Anyway. You can choose or not choose to include the DH stuff in your appraisal, but you know how I feel about discounting stories just because they're about lady things. You've been fooled into watching a story about lady things right now, the call is coming from inside the house. And given this episode's clear and intelligent rewriting of most of the rules in a way more respectful-to-before way than we saw during the transition, I'm willing to bet we've got a staff that feels the same way. (Especially now that Weddle & Thompson are locked for Blood & Chrome.) And you know, since only two of the characters are old men and half the cast is teenage girls, maybe it's time you got over it too.
Anyhow, that was fun. Zoë's finally located Tamara, playing Tina Turner in some kind of Master Blaster gladiatorial situation. I still can't figure out how much of the Matrix is New Cap City and plays by the NCC rules but given what's up this week, maybe we'll find out next week about that. Meantime, she's looking to chat with Tammy Adams and she's willing to interrupt some Tauron swordfighting to get it done. There's chainlink all around the top of the arena, and the NCC-dressed people do a lot of shaking it with their hands and moshing their shit just like in the Roaring Twenties.
The announcer girl is all excited to see Zoë, because somehow Tamara has let them talk her into being their Messiah -- wonder how that went? -- and Zoë's like, "Drop the dramatics and tell me where Tamara is, because I am totally not interested in playing fake NCC games." Which, imagine your frustration when everybody there is only interested in playing fake NCC games because the rest of their day they're out in the world doing things, and you're stuck in the Matrix all day long. Like, how long would it take -- listening to the Sims make those noises, manifesting the same triangles over their heads, working slavishly for the same consumer electronics -- for you to go fully bugshit?

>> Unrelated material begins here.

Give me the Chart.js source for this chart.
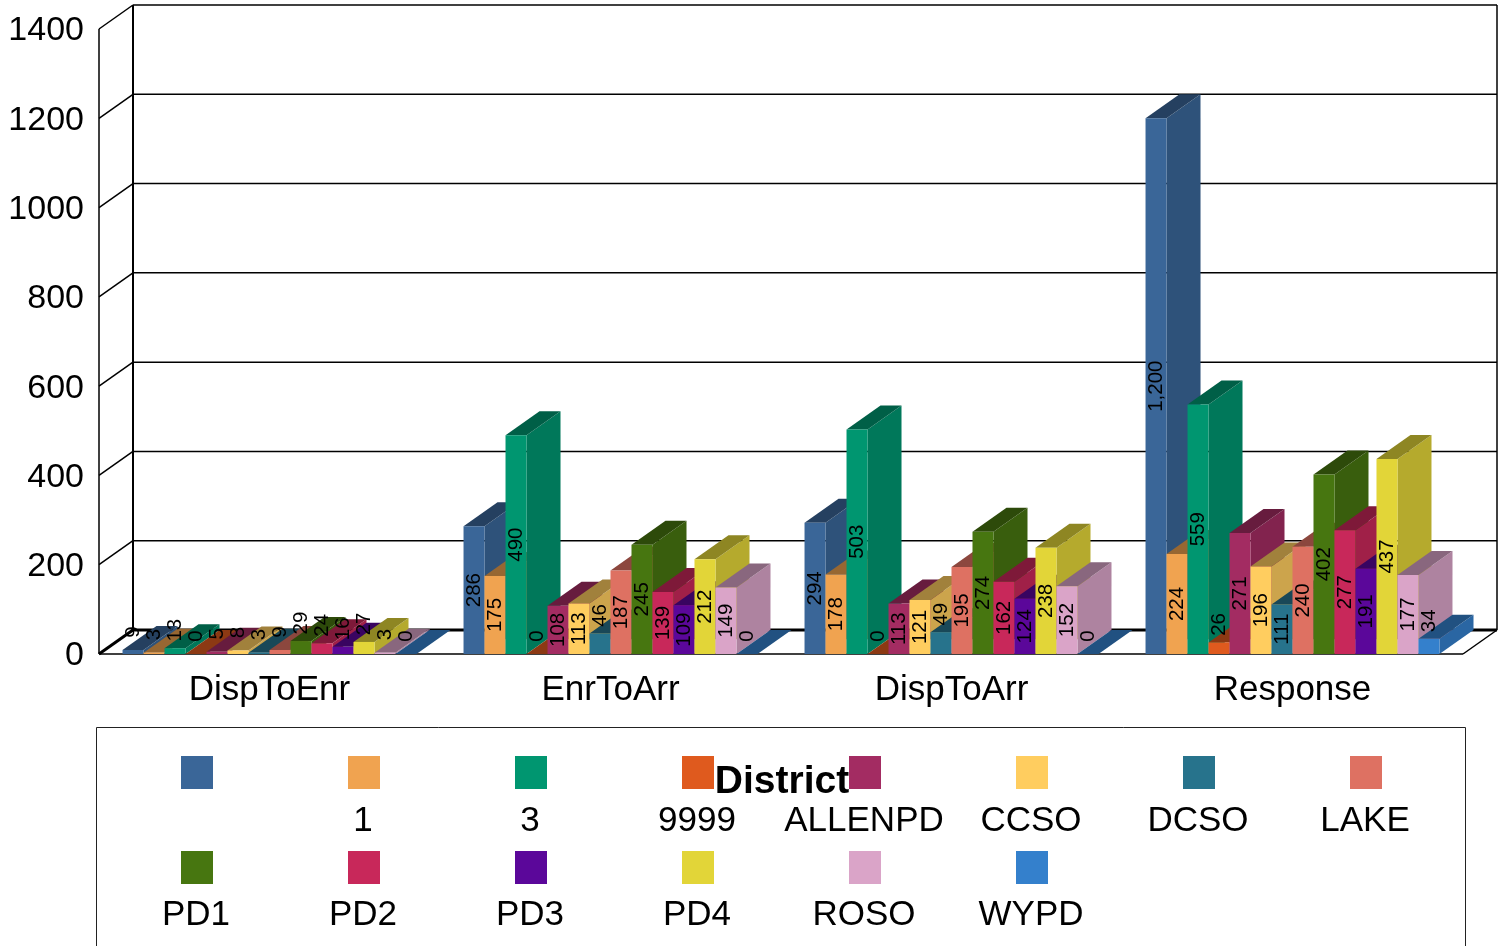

Because the fact that Zoë entered the arena is itself a "challenge," they go all "Ave Deathwalker!" and a whole fight starts. There's a pretty delicate systems-within-systems thing happening all through this episode, having to do with focal perspective and finite/infinite games, and that's one part of it: Zoë says "I don't want to play games," and they say, "What games?" Then, stupidly, they go "You fight or die!" Which... No I don't? I mean, not in the philosophical sense toward which the entire episode is leading, but also in the actual: "Hey girl that can't die! Fight or die!"